Proving modular arithmatic congruence

Question

Let $p \in \mathbb{N}$ be prime with $p \gt 3$. Prove that $p^2 \equiv 1 \pmod {24}$.

Ideas I have so far:

• A prime must be odd, and an odd squared is odd
• Use induction?
• I know $24$ divides $1 - p^2$
• $1 + 24a = p^2$ where $p$ is a prime greater than $3$ and $a$ is an integer

I believe I have everything that I need to finish this problem, I just dont quite know how to put them together.

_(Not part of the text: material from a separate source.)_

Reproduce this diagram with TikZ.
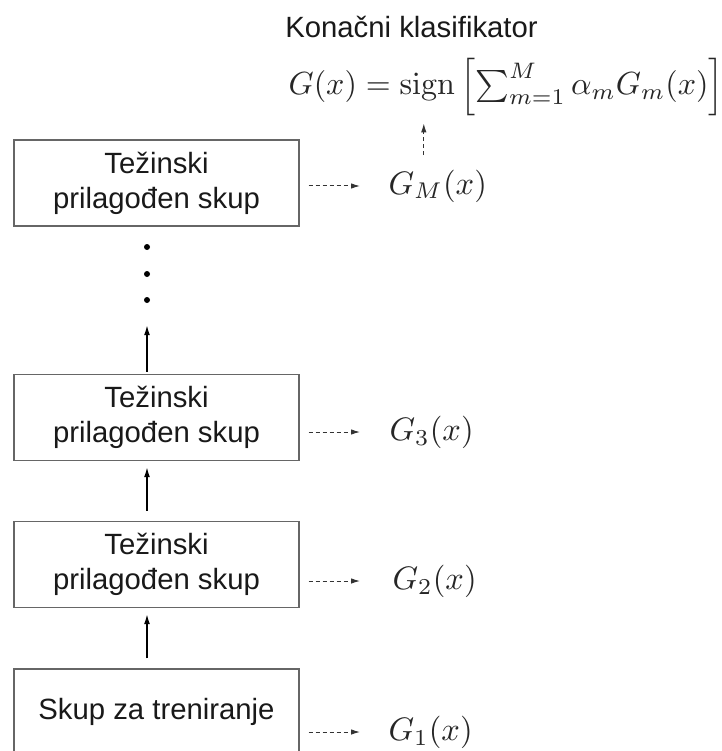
\documentclass[tikz,border=0pt]{standalone}
\usepackage{amsmath}
\usepackage[no-math]{fontspec}
\setmainfont{Liberation Sans}
\usetikzlibrary{arrows.meta}
\begin{document}
\begin{tikzpicture}[x=1pt,y=-1pt,
  box/.style={draw=black!60,line width=1.4pt,minimum width=285pt,minimum height=86pt,
    align=center,inner sep=0pt,font=\fontsize{29.3}{35}\selectfont,text=black!90},
  lbl/.style={anchor=west,inner sep=0pt,scale=3.25,text=black!85},
  solidarr/.style={line width=1.4pt,-{Latex[length=10pt,width=6pt]}},
  dasharr/.style={line width=1pt,draw=black!80,dash pattern=on 4pt off 3pt,-{Latex[length=9pt,width=5.5pt]}},
  dotn/.style={circle,fill=black,inner sep=0pt,minimum size=6pt}]
\useasboundingbox (0,0) rectangle (721,751);
\clip (0,0) rectangle (721,751);
% boxes
\node[box] (gmb) at (156.5,183) {Težinski\\prilagođen skup};
\node[box] (g3b) at (156.5,417.5) {Težinski\\prilagođen skup};
\node[box] (g2b) at (156.5,564.5) {Težinski\\prilagođen skup};
\node[box] (g1b) at (156.5,712) {Skup za treniranje};
% labels
\node[lbl] (gm) at (388,186) {$G_M(x)$};
\node[lbl] (g3) at (389,432) {$G_3(x)$};
\node[lbl] (g2) at (392,581) {$G_2(x)$};
\node[lbl] (g1) at (388,732) {$G_1(x)$};
% top
\node[anchor=center,inner sep=0pt,font=\fontsize{29.3}{35}\selectfont,text=black!90] (title) at (411.5,27) {Konačni klasifikator};
\node[lbl,scale=3.2/3.25] (formula) at (288,87)
  {$G(x) = \operatorname{sign}\left[\sum_{m=1}^{M} \alpha_m G_m(x)\right]$};
% dots
\node[dotn] (d1) at (147,247) {};
\node[dotn] (d2) at (147,274) {};
\node[dotn] (d3) at (147,300) {};
% vertical arrows
\draw[solidarr,shorten <=10pt,shorten >=6pt] ([xshift=-9.5pt]g1b.north) -- ([xshift=-9.5pt]g2b.south);
\draw[solidarr,shorten <=10pt,shorten >=6pt] ([xshift=-9.5pt]g2b.north) -- ([xshift=-9.5pt]g3b.south);
\draw[solidarr,shorten <=2pt,shorten >=22pt] ([xshift=-9.5pt]g3b.north) -- (d3);
% dashed arrows
\draw[dasharr,shorten <=9pt,shorten >=28pt] (gmb.east |- gm.west) -- (gm.west);
\draw[dasharr,shorten <=9pt,shorten >=29pt] (g3b.east |- g3.west) -- (g3.west);
\draw[dasharr,shorten <=9pt,shorten >=32pt] (g2b.east |- g2.west) -- (g2.west);
\draw[dasharr,shorten <=9pt,shorten >=28pt] (g1b.east |- g1.west) -- (g1.west);
\draw[dasharr,shorten <=14pt,shorten >=7pt] ([xshift=-14pt]gm.north) -- ([xshift=-14pt]gm.north |- formula.south);
\end{tikzpicture}
\end{document}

Can anyone give me a tip/hint on how to finish? (An answer is not what I'm looking for :)) Thanks!

Answer 1

Observe that $\;p>3\;$ a prime$\;\implies\;p=\pm1\pmod 6\iff p=\pm1+6k\;,\;\;k\ge1\;$ , so

$$p^2=36k^2\pm12k+1\implies p^2-1=12k(3k\pm1)\;(**)$$

and observe now that $\;k\;$ odd $\;\implies 3k\pm1\;$ even $\;\implies\;(**)\;$ is divisible by $\;2^3\;$ and $\;3\;$ , and the same if $\;k\;$ is even

Answer 2

$p^2-1=(p-1)(p+1)$

Since $p>3$:

one of $p-1$, $p+1$ is divisible by 3,

both $p-1$, $p+1$ are even, one of them is divisible by 4.

So $p^2-1=(p-1)(p+1)$ is divisible by $3\cdot 2\cdot 4=24$

Answer 3

$p^2-1 = (p-1)(p+1)$

p is odd,
p+1 is even, p-1 is even, and one of the two must be divisible by 4.

p is not divisible by 3, so one of p+1 or p-1 is divisible by 3.